(Aim of the task): Please write out the lines of the data exactly, beginning with the first and ending with the line containing "stimA2 = [[0,0],[13.9,0],[13.9,-1],[23.1,-1],[23.1,0],[79.1,0]];"; leave the pictures behind.

(Information shown):
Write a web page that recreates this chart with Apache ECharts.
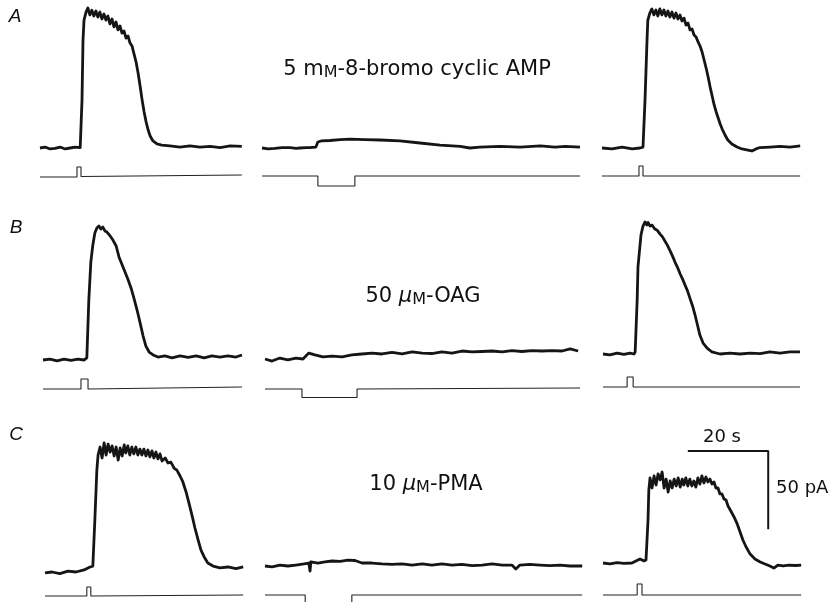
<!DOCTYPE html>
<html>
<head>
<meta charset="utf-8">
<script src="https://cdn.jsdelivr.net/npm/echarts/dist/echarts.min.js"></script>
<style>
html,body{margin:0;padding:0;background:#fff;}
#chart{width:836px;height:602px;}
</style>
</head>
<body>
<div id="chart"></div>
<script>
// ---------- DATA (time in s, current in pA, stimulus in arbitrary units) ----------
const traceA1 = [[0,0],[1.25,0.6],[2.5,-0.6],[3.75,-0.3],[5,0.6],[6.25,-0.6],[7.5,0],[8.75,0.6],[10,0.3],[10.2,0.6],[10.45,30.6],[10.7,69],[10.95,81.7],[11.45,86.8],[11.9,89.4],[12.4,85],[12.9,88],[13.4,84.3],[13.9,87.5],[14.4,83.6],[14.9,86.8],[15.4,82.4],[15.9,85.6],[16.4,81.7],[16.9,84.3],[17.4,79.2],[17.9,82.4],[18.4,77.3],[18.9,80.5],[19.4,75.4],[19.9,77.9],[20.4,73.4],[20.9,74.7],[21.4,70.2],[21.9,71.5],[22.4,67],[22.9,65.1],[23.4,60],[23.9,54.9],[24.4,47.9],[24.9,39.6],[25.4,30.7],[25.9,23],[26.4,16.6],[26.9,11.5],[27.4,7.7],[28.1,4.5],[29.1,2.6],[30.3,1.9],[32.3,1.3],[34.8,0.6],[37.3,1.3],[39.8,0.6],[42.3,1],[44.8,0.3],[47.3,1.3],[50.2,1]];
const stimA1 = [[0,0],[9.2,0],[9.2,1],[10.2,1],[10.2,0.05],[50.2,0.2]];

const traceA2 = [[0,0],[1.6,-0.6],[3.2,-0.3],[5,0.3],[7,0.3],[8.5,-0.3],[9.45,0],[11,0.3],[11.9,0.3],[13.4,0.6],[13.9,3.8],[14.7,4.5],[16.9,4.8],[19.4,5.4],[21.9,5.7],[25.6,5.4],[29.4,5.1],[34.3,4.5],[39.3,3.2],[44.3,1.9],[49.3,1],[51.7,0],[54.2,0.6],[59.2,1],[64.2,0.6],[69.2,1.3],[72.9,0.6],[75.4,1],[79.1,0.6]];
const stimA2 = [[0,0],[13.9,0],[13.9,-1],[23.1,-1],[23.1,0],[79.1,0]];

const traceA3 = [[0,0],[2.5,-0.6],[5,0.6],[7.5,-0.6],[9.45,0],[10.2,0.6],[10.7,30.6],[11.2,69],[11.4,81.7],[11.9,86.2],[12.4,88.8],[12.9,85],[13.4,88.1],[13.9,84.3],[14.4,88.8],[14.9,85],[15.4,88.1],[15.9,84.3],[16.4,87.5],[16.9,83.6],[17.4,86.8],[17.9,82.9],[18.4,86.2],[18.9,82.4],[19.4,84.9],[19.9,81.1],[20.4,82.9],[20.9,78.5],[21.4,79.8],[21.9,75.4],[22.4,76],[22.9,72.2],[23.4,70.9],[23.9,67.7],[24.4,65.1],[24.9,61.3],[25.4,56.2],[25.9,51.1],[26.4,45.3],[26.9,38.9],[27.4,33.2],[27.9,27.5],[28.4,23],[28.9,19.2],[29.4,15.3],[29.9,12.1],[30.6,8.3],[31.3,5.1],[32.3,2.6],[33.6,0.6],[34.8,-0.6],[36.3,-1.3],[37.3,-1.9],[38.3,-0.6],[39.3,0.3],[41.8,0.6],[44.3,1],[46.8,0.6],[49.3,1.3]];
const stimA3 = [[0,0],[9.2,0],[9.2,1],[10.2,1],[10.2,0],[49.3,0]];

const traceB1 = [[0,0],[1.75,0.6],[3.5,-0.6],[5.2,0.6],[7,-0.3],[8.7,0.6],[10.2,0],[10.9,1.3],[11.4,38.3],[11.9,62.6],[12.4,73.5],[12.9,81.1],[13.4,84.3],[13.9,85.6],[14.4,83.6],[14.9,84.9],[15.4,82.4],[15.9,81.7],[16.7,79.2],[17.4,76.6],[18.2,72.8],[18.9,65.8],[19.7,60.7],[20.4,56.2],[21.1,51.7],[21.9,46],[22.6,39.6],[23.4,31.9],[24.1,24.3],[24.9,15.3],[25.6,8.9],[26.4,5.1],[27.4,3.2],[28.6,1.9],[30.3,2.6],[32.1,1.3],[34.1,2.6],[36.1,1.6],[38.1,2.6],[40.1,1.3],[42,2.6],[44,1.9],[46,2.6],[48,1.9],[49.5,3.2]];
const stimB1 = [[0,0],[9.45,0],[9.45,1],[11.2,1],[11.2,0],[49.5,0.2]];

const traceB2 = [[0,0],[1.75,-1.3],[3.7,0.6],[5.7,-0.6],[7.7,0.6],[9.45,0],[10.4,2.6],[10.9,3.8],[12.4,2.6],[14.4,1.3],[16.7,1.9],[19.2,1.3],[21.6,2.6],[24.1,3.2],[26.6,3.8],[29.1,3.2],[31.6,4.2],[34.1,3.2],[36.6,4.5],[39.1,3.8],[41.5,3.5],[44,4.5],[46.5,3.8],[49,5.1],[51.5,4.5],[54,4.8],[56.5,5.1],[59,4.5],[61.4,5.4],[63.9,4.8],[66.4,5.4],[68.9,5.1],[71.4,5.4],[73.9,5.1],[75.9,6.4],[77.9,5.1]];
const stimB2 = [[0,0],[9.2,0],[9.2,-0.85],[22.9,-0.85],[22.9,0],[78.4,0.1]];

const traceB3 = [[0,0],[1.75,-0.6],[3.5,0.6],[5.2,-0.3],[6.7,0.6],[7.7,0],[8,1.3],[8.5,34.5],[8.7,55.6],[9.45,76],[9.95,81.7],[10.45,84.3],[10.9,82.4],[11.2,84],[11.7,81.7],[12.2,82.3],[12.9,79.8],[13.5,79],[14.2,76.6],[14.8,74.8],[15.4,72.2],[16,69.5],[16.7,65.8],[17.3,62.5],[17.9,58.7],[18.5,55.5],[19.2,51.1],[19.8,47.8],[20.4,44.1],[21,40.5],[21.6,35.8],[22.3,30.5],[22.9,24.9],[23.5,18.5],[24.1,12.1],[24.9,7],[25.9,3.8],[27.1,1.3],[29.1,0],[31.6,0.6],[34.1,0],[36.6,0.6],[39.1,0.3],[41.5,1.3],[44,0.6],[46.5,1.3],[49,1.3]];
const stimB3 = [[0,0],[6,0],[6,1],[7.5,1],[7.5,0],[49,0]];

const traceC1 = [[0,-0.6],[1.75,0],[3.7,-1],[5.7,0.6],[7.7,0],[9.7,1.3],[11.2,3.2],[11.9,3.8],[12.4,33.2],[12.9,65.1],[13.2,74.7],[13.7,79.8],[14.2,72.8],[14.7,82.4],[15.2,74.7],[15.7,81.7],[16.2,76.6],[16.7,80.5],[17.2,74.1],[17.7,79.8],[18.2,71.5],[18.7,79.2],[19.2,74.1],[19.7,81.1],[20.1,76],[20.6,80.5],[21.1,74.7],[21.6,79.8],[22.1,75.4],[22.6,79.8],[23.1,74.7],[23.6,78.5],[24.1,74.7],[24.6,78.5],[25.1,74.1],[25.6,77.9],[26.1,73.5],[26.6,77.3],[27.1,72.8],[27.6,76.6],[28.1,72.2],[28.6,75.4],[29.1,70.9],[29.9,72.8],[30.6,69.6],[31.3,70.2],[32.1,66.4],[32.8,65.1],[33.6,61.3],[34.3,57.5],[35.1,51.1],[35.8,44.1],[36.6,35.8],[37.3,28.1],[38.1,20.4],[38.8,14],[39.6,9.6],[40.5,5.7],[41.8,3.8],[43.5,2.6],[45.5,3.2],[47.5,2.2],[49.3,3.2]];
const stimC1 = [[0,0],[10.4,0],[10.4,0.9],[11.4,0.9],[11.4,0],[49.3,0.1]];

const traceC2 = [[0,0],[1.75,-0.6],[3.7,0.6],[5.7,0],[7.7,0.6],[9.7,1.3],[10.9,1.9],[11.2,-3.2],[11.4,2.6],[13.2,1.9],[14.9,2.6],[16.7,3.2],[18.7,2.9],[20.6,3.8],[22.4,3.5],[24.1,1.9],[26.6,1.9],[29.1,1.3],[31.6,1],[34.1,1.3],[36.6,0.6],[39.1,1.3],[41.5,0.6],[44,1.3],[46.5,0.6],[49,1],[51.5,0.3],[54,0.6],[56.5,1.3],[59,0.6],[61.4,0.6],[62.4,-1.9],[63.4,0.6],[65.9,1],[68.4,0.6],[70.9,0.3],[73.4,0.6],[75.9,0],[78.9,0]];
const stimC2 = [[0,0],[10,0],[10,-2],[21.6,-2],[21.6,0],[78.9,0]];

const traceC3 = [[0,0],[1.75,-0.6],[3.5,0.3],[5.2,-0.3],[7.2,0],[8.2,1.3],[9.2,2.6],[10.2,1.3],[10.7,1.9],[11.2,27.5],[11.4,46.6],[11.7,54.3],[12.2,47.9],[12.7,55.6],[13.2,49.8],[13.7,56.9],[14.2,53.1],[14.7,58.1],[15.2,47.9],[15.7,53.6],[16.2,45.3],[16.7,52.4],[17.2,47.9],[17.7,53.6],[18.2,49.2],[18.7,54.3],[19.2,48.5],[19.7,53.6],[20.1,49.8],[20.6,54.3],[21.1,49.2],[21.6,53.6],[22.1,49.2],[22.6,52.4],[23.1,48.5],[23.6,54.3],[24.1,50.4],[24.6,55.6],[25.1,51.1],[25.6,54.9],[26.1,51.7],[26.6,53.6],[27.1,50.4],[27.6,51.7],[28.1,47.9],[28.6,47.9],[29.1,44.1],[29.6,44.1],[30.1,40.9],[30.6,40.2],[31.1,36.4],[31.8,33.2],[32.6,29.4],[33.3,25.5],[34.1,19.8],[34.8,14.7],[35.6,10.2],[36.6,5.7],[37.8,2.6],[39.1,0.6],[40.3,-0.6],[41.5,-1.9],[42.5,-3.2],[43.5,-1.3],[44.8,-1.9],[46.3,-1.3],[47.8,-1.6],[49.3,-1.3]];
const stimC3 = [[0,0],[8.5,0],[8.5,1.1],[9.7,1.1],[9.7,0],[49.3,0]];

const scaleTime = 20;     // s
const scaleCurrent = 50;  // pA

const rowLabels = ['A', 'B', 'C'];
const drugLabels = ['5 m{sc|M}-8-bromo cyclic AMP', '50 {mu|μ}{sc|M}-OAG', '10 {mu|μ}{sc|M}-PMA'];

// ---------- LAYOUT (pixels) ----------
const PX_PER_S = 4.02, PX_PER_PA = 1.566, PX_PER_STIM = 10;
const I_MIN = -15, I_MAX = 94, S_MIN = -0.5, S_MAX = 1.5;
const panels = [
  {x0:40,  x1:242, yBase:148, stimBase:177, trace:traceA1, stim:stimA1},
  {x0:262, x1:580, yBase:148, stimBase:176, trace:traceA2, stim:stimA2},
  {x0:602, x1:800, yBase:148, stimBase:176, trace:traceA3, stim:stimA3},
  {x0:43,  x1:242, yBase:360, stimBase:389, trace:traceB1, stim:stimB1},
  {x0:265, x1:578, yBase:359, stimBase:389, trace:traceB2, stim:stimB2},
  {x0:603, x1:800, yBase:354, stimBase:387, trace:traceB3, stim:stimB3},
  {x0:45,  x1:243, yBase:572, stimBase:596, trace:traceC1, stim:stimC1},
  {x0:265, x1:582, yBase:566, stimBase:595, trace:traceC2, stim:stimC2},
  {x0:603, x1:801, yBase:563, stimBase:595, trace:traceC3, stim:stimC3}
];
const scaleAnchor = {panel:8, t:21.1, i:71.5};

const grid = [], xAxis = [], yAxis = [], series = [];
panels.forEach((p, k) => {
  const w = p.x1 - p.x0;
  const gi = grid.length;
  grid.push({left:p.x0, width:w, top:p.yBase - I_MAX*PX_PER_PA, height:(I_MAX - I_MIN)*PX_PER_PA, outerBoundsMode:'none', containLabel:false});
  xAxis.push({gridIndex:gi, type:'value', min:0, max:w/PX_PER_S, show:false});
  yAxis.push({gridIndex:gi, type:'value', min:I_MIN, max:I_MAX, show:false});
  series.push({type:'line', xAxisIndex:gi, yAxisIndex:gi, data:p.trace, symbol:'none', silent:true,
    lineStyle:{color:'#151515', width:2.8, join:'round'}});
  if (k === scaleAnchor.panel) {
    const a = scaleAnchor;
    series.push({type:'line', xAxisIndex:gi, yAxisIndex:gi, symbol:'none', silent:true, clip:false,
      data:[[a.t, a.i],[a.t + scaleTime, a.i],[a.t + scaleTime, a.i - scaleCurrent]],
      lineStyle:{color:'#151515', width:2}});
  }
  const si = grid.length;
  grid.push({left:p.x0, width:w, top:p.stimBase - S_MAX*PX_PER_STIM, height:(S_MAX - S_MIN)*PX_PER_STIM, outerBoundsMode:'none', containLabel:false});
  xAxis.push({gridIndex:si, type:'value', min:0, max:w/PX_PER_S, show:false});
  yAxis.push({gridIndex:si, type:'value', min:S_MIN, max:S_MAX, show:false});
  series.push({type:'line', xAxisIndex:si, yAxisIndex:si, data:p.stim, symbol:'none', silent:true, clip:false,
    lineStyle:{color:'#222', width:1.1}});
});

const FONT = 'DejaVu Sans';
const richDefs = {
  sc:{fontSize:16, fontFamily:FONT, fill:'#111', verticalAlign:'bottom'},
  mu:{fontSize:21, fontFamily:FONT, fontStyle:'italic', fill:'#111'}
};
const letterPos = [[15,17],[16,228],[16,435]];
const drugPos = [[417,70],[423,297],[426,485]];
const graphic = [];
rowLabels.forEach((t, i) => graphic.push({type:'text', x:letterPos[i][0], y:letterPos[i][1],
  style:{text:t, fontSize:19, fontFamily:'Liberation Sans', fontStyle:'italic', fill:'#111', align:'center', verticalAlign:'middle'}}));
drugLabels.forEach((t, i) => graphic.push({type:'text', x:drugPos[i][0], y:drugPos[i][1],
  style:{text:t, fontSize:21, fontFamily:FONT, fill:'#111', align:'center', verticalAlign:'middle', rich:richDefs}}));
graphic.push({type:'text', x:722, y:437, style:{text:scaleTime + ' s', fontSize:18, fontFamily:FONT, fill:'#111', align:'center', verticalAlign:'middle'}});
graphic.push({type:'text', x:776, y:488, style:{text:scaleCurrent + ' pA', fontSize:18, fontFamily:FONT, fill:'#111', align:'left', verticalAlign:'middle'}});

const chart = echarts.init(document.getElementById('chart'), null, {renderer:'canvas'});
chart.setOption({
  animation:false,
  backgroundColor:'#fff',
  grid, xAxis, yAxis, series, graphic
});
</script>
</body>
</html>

(Full response):
Write a web page that recreates this chart with Apache ECharts.
<!DOCTYPE html>
<html>
<head>
<meta charset="utf-8">
<script src="https://cdn.jsdelivr.net/npm/echarts/dist/echarts.min.js"></script>
<style>
html,body{margin:0;padding:0;background:#fff;}
#chart{width:836px;height:602px;}
</style>
</head>
<body>
<div id="chart"></div>
<script>
// ---------- DATA (time in s, current in pA, stimulus in arbitrary units) ----------
const traceA1 = [[0,0],[1.25,0.6],[2.5,-0.6],[3.75,-0.3],[5,0.6],[6.25,-0.6],[7.5,0],[8.75,0.6],[10,0.3],[10.2,0.6],[10.45,30.6],[10.7,69],[10.95,81.7],[11.45,86.8],[11.9,89.4],[12.4,85],[12.9,88],[13.4,84.3],[13.9,87.5],[14.4,83.6],[14.9,86.8],[15.4,82.4],[15.9,85.6],[16.4,81.7],[16.9,84.3],[17.4,79.2],[17.9,82.4],[18.4,77.3],[18.9,80.5],[19.4,75.4],[19.9,77.9],[20.4,73.4],[20.9,74.7],[21.4,70.2],[21.9,71.5],[22.4,67],[22.9,65.1],[23.4,60],[23.9,54.9],[24.4,47.9],[24.9,39.6],[25.4,30.7],[25.9,23],[26.4,16.6],[26.9,11.5],[27.4,7.7],[28.1,4.5],[29.1,2.6],[30.3,1.9],[32.3,1.3],[34.8,0.6],[37.3,1.3],[39.8,0.6],[42.3,1],[44.8,0.3],[47.3,1.3],[50.2,1]];
const stimA1 = [[0,0],[9.2,0],[9.2,1],[10.2,1],[10.2,0.05],[50.2,0.2]];

const traceA2 = [[0,0],[1.6,-0.6],[3.2,-0.3],[5,0.3],[7,0.3],[8.5,-0.3],[9.45,0],[11,0.3],[11.9,0.3],[13.4,0.6],[13.9,3.8],[14.7,4.5],[16.9,4.8],[19.4,5.4],[21.9,5.7],[25.6,5.4],[29.4,5.1],[34.3,4.5],[39.3,3.2],[44.3,1.9],[49.3,1],[51.7,0],[54.2,0.6],[59.2,1],[64.2,0.6],[69.2,1.3],[72.9,0.6],[75.4,1],[79.1,0.6]];
const stimA2 = [[0,0],[13.9,0],[13.9,-1],[23.1,-1],[23.1,0],[79.1,0]];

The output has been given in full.